=== Objective ===
Extract, unchanged, each line of the listing below from its first line through the line that contains "from bokeh.resources import INLINE", inclusive, and nothing else.

=== Supplied data ===
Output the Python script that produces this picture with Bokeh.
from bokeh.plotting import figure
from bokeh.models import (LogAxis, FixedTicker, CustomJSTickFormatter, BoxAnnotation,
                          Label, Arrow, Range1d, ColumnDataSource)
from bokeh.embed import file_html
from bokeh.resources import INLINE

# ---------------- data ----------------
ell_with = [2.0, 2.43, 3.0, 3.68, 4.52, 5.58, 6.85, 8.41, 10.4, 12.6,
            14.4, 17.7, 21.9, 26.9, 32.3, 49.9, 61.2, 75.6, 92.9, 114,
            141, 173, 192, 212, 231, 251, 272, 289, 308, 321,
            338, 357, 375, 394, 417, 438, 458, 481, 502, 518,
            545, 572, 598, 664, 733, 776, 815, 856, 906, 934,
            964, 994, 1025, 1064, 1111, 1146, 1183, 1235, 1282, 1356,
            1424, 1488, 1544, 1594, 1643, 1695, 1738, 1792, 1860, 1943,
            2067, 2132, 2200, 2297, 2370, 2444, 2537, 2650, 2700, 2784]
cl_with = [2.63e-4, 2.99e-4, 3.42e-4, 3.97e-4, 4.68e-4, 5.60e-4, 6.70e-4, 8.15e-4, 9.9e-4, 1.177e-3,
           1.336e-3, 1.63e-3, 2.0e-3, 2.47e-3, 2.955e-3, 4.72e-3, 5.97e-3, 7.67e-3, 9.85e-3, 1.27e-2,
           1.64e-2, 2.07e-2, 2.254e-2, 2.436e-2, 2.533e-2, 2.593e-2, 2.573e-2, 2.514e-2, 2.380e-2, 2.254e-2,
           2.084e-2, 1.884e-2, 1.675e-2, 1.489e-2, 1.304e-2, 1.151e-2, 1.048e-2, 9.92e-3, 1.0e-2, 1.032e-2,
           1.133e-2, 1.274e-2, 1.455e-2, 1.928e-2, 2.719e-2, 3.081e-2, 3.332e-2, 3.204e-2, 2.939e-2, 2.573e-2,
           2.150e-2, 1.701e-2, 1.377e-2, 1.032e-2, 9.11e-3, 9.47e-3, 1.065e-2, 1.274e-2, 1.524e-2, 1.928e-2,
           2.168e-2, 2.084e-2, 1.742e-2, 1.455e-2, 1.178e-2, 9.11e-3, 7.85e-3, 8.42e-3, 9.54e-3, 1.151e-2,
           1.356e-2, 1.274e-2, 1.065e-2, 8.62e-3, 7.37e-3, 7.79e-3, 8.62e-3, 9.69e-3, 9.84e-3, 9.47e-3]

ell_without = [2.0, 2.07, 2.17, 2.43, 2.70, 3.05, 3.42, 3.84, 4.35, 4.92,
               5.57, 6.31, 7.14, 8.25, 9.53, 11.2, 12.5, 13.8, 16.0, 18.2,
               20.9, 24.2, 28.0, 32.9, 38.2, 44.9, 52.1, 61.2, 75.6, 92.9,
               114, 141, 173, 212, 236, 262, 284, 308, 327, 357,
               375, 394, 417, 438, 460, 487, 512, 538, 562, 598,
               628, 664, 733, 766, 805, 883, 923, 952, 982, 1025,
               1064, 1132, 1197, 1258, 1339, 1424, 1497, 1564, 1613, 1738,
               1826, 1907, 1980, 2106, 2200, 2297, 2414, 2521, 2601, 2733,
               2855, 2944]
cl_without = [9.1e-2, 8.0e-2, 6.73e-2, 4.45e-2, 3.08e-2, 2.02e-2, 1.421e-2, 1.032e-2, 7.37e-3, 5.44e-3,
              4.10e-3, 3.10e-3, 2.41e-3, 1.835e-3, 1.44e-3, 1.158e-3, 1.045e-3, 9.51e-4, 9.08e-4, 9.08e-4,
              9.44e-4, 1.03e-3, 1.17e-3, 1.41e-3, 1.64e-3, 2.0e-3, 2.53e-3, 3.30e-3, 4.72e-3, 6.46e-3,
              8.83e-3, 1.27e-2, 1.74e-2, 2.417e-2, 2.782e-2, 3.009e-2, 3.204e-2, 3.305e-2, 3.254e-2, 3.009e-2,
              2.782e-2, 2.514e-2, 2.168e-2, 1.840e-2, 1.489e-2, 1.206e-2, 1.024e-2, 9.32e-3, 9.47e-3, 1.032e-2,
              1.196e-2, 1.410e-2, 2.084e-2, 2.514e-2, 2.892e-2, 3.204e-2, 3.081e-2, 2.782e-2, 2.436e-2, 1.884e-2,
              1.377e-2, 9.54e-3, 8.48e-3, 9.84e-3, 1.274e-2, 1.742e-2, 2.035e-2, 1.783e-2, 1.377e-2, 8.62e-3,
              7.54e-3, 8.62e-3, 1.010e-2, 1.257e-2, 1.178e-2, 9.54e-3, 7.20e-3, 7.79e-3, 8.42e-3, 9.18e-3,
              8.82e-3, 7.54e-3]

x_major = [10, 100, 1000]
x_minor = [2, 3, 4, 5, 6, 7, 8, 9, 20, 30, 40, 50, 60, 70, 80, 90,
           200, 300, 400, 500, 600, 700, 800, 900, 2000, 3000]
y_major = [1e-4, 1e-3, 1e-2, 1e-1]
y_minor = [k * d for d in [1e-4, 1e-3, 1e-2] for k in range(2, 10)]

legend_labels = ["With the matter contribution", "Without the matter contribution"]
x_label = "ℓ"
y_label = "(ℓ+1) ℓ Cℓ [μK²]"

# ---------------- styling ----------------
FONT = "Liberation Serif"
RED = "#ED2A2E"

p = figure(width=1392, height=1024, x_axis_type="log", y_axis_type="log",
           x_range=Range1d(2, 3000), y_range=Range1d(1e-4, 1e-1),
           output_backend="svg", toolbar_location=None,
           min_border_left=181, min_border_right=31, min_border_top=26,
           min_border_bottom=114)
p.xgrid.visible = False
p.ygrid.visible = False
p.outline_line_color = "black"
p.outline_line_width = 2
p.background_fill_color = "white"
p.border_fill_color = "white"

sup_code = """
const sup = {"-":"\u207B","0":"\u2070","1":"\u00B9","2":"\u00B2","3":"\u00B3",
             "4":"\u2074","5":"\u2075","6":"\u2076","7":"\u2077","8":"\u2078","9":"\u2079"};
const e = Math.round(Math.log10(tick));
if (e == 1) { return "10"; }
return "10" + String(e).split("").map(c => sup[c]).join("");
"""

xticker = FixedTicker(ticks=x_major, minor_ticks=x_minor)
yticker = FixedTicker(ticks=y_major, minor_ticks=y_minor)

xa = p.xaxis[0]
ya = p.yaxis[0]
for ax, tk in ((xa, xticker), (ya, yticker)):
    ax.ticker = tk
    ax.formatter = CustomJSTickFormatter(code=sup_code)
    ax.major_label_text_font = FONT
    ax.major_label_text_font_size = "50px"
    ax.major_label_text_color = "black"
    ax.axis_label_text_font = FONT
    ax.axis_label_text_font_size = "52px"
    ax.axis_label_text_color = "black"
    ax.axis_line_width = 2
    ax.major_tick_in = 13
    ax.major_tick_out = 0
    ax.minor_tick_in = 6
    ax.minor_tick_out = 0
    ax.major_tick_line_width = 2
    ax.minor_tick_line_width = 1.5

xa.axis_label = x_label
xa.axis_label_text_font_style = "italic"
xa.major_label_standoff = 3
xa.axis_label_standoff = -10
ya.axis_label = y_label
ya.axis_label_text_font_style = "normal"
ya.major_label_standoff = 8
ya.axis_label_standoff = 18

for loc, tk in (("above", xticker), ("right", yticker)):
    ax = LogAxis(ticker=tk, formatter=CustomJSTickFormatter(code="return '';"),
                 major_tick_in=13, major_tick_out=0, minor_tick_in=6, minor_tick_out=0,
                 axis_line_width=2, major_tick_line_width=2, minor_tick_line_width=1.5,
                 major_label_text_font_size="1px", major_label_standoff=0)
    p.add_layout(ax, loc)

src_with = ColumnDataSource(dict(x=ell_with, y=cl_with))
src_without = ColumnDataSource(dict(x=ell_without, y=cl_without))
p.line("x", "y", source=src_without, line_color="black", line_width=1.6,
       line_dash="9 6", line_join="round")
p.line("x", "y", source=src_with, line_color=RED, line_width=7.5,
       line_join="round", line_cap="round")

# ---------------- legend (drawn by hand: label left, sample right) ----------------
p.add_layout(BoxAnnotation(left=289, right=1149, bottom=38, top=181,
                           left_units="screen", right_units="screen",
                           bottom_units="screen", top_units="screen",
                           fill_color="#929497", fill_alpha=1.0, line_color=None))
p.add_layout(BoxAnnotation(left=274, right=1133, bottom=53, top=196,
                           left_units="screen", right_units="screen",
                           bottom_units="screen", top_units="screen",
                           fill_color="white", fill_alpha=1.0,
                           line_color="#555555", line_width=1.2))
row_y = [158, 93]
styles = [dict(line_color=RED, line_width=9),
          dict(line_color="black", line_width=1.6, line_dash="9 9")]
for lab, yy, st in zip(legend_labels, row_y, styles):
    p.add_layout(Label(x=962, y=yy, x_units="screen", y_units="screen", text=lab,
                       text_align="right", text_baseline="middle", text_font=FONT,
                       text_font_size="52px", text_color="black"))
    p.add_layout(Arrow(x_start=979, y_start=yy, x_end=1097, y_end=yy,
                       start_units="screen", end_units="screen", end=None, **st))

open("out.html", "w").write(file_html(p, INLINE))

=== Solution to this exercise ===
Output the Python script that produces this picture with Bokeh.
from bokeh.plotting import figure
from bokeh.models import (LogAxis, FixedTicker, CustomJSTickFormatter, BoxAnnotation,
                          Label, Arrow, Range1d, ColumnDataSource)
from bokeh.embed import file_html
from bokeh.resources import INLINE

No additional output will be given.